The occupancy reality:
- Memory-bound kernels: Often perform identically from 25% to 100% occupancy
- Compute-bound kernels: Need higher occupancy to hide instruction latency
- Register-heavy kernels: May perform better with lower occupancy and more registers per thread
The Occupancy Calculator Lies
The CUDA Occupancy Calculator tells you maximum theoretical occupancy. It doesn't know about:
- Memory access patterns
- Branch divergence
- Actual workload characteristics
- Cache behavior
Better approach: Profile with Nsight Compute and look at:
- SM Utilization: Percentage of time SMs are busy
- Memory Throughput: Actual achieved bandwidth vs theoretical
- Warp State Distribution: How much time warps spend stalled
The CUDA 13.0 Performance Features You Should Know
Green Contexts - GPU Virtualization That Actually Works
Green Contexts in CUDA 13.0 allow lightweight resource isolation between different workloads on the same GPU. Unlike MPS (Multi-Process Service), which shares everything, Green Contexts provide dedicated compute and memory resources.

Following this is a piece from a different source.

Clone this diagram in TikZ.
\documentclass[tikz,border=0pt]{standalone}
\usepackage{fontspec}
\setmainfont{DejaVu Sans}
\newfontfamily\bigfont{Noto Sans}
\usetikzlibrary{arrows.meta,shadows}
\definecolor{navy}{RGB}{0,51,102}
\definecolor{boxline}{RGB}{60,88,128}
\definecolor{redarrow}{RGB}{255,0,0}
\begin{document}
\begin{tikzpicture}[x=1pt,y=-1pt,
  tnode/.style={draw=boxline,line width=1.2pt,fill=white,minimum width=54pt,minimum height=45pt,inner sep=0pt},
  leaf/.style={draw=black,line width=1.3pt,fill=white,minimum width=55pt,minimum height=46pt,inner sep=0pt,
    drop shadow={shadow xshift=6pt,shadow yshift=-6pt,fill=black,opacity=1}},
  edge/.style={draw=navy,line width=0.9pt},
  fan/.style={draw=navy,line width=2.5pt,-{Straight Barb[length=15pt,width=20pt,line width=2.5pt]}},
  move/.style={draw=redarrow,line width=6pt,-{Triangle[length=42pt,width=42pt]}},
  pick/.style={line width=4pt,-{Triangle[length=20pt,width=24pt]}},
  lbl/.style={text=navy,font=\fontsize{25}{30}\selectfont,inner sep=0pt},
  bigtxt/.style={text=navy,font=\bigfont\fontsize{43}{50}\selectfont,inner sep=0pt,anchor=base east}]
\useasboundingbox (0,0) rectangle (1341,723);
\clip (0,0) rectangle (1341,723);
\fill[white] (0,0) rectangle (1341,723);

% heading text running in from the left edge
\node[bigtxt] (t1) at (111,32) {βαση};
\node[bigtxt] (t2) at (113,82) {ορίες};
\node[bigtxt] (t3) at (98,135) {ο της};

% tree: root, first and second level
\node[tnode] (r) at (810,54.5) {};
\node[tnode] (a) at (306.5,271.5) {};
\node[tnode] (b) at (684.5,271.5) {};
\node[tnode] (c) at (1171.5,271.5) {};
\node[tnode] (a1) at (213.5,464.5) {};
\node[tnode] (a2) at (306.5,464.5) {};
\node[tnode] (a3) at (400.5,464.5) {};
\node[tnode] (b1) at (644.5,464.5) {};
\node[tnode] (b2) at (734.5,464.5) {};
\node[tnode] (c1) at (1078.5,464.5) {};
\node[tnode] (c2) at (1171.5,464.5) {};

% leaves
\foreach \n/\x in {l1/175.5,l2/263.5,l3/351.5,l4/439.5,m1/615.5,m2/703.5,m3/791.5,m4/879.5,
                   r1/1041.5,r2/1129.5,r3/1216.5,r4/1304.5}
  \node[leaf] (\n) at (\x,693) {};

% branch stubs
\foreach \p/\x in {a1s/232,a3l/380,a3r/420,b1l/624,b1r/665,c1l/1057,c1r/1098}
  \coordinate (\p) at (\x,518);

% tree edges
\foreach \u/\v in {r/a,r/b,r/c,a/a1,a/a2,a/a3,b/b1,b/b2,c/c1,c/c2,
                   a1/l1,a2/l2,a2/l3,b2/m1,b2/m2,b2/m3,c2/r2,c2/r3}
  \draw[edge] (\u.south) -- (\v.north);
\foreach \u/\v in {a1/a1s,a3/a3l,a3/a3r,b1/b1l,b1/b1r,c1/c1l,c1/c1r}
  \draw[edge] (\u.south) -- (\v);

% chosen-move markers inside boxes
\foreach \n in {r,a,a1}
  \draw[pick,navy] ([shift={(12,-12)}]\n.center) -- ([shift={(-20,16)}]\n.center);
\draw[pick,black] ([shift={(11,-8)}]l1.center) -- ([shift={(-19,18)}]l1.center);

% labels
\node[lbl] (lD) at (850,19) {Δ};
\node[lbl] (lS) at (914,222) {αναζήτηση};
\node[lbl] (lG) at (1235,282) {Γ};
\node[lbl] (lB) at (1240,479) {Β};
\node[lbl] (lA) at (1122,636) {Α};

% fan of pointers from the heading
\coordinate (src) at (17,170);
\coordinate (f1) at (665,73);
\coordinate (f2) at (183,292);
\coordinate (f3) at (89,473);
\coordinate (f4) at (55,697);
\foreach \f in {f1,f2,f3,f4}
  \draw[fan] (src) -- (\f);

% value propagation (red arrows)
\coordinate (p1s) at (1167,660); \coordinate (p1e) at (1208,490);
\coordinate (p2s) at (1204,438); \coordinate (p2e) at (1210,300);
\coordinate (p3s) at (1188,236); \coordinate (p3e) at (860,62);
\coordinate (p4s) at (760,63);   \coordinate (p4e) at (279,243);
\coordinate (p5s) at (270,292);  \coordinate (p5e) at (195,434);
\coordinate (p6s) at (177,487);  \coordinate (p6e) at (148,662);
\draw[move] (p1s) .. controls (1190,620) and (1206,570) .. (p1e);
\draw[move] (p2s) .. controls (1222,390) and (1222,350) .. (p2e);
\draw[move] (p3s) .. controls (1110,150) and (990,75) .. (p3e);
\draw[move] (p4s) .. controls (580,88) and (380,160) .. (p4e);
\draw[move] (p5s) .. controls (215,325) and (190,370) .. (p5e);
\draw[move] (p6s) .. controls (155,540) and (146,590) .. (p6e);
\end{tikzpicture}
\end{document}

Use cases where Green Contexts matter:
- Multi-tenant inference serving
- Training job isolation on shared hardware
- Background vs foreground workload prioritization
Performance impact: Typically 5-15% overhead for resource isolation, but eliminates interference between workloads.
ZStandard Compression - Smaller Binaries, Faster Loading
CUDA 13.0 switched from LZ4 to ZStandard compression for kernel binaries, reducing size by up to 17%. This matters more than you'd think:
- Faster application startup
- Reduced memory footprint for JIT compilation
- Better instruction cache utilization
Backward compatibility: Older drivers can't load ZStd-compressed kernels. Pin your driver versions in production.
CUDA Graphs - Reduce Launch Overhead
CUDA Graphs eliminate kernel launch overhead by pre-recording sequences of operations. For workloads with repetitive kernel patterns, graphs can reduce CPU overhead by 50%.
// Graph creation and execution
cudaGraph_t graph;
cudaGraphExec_t graphExec;
// Record operations into graph
cudaStreamBeginCapture(stream, cudaStreamCaptureModeGlobal);
kernel1<<<blocks, threads, 0, stream>>>();
kernel2<<<blocks, threads, 0, stream>>>();
cudaStreamEndCapture(stream, &graph);
// Instantiate and launch
cudaGraphInstantiate(&graphExec, graph, nullptr, nullptr, 0);
cudaGraphLaunch(graphExec, stream);
Graphs work best for:
- Inference pipelines with fixed topology
- Training loops with consistent patterns
- Multi-kernel sequences executed repeatedly
Graphs don't help:
- One-off kernel launches
- Dynamic kernel parameters
- Conditional execution patterns
The harsh truth about CUDA optimization: there are no silver bullets. Memory coalescing, shared memory optimization, and occupancy tuning are table stakes. Real performance gains come from algorithmic improvements and understanding your specific workload's bottlenecks.